Numpy array of shape (n, 6) where n is the number of time steps, containing the state variables

get_trebuchet_state_variables(*, calculate_accelerations: bool = False) → ndarray[tuple[Any, ...], dtype[floating]]

Return the state variables (angles and angular velocities) of the trebuchet.

Parameters:: calculate_accelerations – Whether to include angular accelerations in the returned array (default is False)
Returns:: Numpy array of shape (n, 6) or (n, 9) where n is the number of time steps, containing the state variables [ angle_arm, angle_weight, angle_projectile, angular_velocity_arm, angular_velocity_weight, angular_velocity_projectile, angular_acceleration_arm (if calculate_accelerations is True), angular_acceleration_weight (if calculate_accelerations is True), angular_acceleration_projectile (if calculate_accelerations is True), ]

get_projectile_state_variables(phase: SimulationPhases = SimulationPhases.ALL, *, calculate_accelerations: bool = False) → ndarray[tuple[Any, ...], dtype[floating]]

Return the state variables of the projectile throughout its flight.

This includes the (positions, velocities, optional accelerations)

Parameters:

phase – Phase of the simulation to get projectile state variables for.

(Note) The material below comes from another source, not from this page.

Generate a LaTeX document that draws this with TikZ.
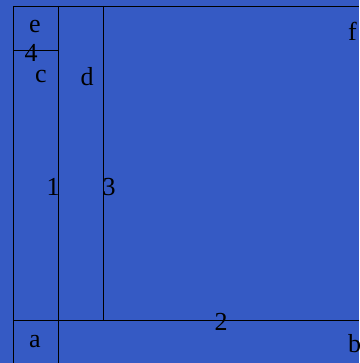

Options are: ALL - all phases (default) BALLISTIC - ballistic phase SLING - sling phases
calculate_accelerations – Whether to include accelerations in the returned array (default is False)

Returns:

Numpy array of shape (n, 4) or (n, 6) where n is the number of time steps, containing the state variables [ position_x, position_y, velocity_x, velocity_y, acceleration_x (if calculate_accelerations is True), acceleration_y (if calculate_accelerations is True), ]

where_sling_in_tension(*, return_projection_array: bool = False) → ndarray[tuple[Any, ...], dtype[floating]] | ndarray[tuple[Any, ...], dtype[bool]]

Determine where the sling is in tension throughout the sling phases.

Parameters:

return_projection_array – If True, returns the projection values instead of booleans (default is False)

Returns:

if return_projection_array: Numpy array of projection values: at each time step.
else: Numpy boolean array indicating whether the sling is in tension: at each time step.